The singers tried their best (and often succeeded), whilst the dancers often seemed content to improvise. There was a serious lack of choreography. This may only have been the world première of this staging, but it seemed to me distinctly under-prepared. During the closing scene a swing is added on stage (at first I thought it a guillotine). There always appeared the very real possibility it was in imminent danger of collapse. It was the only genuine moment of real symbolism in the entire production.
The Dido and Aeneas was a very different matter. The dancing was generally more discrete than in the Thomson, although attempts at humour were surely ill-placed. There was at least a semblance of empathy here with the music. If the set looked better, it was partly because it was shrouded in a cloak of darkness and creeping shadows. The Dido of Mark Morris (looking like Brünnhilde) and the Aeneas of Guillermo Resto (looking more like Samson with his long locks) were often dazzling, but the highlight was Sarah Connolly singing the role of Dido. Hers is a beautiful mezzo voice, and her lament was very moving. Gavin Carr, replacing Riccardo Simonetti, gave a convincingly sung interpretation of Aeneas (although the voice can sound small - no John the Baptist yet).
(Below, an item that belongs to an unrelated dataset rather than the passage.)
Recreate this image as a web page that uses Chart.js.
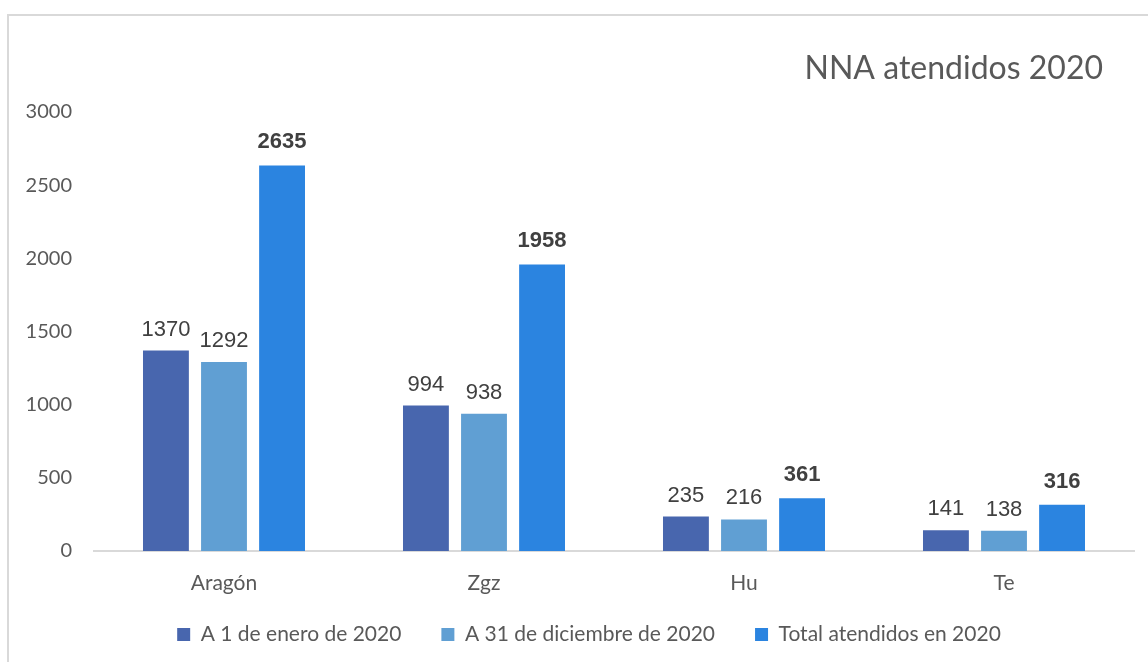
<!DOCTYPE html>
<html>
<head>
<meta charset="utf-8">
<script src="https://cdn.jsdelivr.net/npm/chart.js@4/dist/chart.umd.min.js"></script>
<style>
  html, body { margin: 0; padding: 0; background: #fff; overflow: hidden; }
  #frame { position: absolute; left: 7px; top: 14px; width: 1160px; height: 670px; border: 2px solid #d9d9d9; }
  #wrap { position: absolute; left: 0; top: 0; width: 1148px; height: 662px; }
</style>
</head>
<body>
<div id="frame"></div>
<div id="wrap"><canvas id="chart" width="1148" height="662"></canvas></div>
<script>
// data
const categories = ['Aragón', 'Zgz', 'Hu', 'Te'];
const seriesNames = ['A 1 de enero de 2020', 'A 31 de diciembre de 2020', 'Total atendidos en 2020'];
const enero = [1370, 994, 235, 141];
const diciembre = [1292, 938, 216, 138];
const total = [2635, 1958, 361, 316];
const yTicks = [0, 500, 1000, 1500, 2000, 2500, 3000];
const chartTitle = 'NNA atendidos 2020';

const colors = ['#4866ae', '#609fd3', '#2b84e0'];
const textGray = '#595959';

// draws the value above each bar, totals in bold
const valueLabels = {
  id: 'valueLabels',
  afterDatasetsDraw(chart) {
    const ctx = chart.ctx;
    ctx.save();
    ctx.textAlign = 'center';
    ctx.textBaseline = 'alphabetic';
    ctx.fillStyle = '#404040';
    chart.data.datasets.forEach((ds, i) => {
      const meta = chart.getDatasetMeta(i);
      ctx.font = (i === 2 ? 'bold ' : '') + '22px "Liberation Sans", Arial, sans-serif';
      meta.data.forEach((bar, j) => {
        ctx.fillText(String(ds.data[j]), bar.x, bar.y - (i === 2 ? 17 : 15));
      });
    });
    ctx.restore();
  }
};

// title sits top right, inside the plot width
const cornerTitle = {
  id: 'cornerTitle',
  afterDraw(chart) {
    const ctx = chart.ctx;
    ctx.save();
    ctx.font = '32px Lato, "Open Sans", sans-serif';
    ctx.fillStyle = textGray;
    ctx.textAlign = 'right';
    ctx.textBaseline = 'alphabetic';
    ctx.fillText(chartTitle, chart.chartArea.right - 31, 79);
    ctx.restore();
  }
};

// legend padding is wide for item spacing, nudge the box into place
const moveLegend = {
  id: 'moveLegend',
  afterLayout(chart) {
    const lg = chart.legend;
    lg.top -= 11;
    lg.bottom -= 11;
    lg.left += 22;
    lg.right += 22;
  }
};

new Chart(document.getElementById('chart'), {
  type: 'bar',
  data: {
    labels: categories,
    datasets: [
      { label: seriesNames[0], data: enero, backgroundColor: colors[0] },
      { label: seriesNames[1], data: diciembre, backgroundColor: colors[1] },
      { label: seriesNames[2], data: total, backgroundColor: colors[2] }
    ]
  },
  options: {
    responsive: false,
    animation: false,
    categoryPercentage: 0.67,
    barPercentage: 0.79,
    layout: { padding: { left: 0, right: 14, top: 112, bottom: 0 } },
    scales: {
      x: {
        afterFit(scale) { scale.height = 44; },
        grid: { display: false, drawTicks: false },
        border: { display: true, color: '#d9d9d9', width: 2 },
        ticks: { color: textGray, font: { family: 'Lato', size: 21 }, padding: 20 }
      },
      y: {
        min: 0,
        max: 3000,
        afterFit(scale) { scale.width = 94; },
        afterBuildTicks(scale) { scale.ticks = yTicks.map(v => ({ value: v })); },
        grid: { display: false, drawTicks: false },
        border: { display: false },
        ticks: {
          color: textGray,
          font: { family: 'Lato', size: 20 },
          padding: 22,
          callback: v => String(v)
        }
      }
    },
    plugins: {
      legend: {
        position: 'bottom',
        maxHeight: 67,
        labels: {
          color: textGray,
          font: { family: 'Lato', size: 21 },
          boxWidth: 13,
          boxHeight: 13,
          padding: 40
        }
      },
      tooltip: { enabled: false },
      title: { display: false }
    }
  },
  plugins: [valueLabels, cornerTitle, moveLegend]
});
</script>
</body>
</html>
If the aim of this evening was to showcase the Mark Morris Dance Group it only partly succeeded. During Four Acts one was almost compelled to watch them, but during the Dido one seemed much less aware of their existence on stage. Great music often has this effect, almost physically separating the mind from the on-stage action and concentrating it on that which matters: the panoply of sound. In the end, the music of Purcell (and especially Sarah Connolly's Lament) will be my only memories of this evening.
Four Saints and Dido and Aeneas play July 3rd, 4th and 8th with L'Allegro on June 30th and then on 1st, 5th 6th and 7th of July.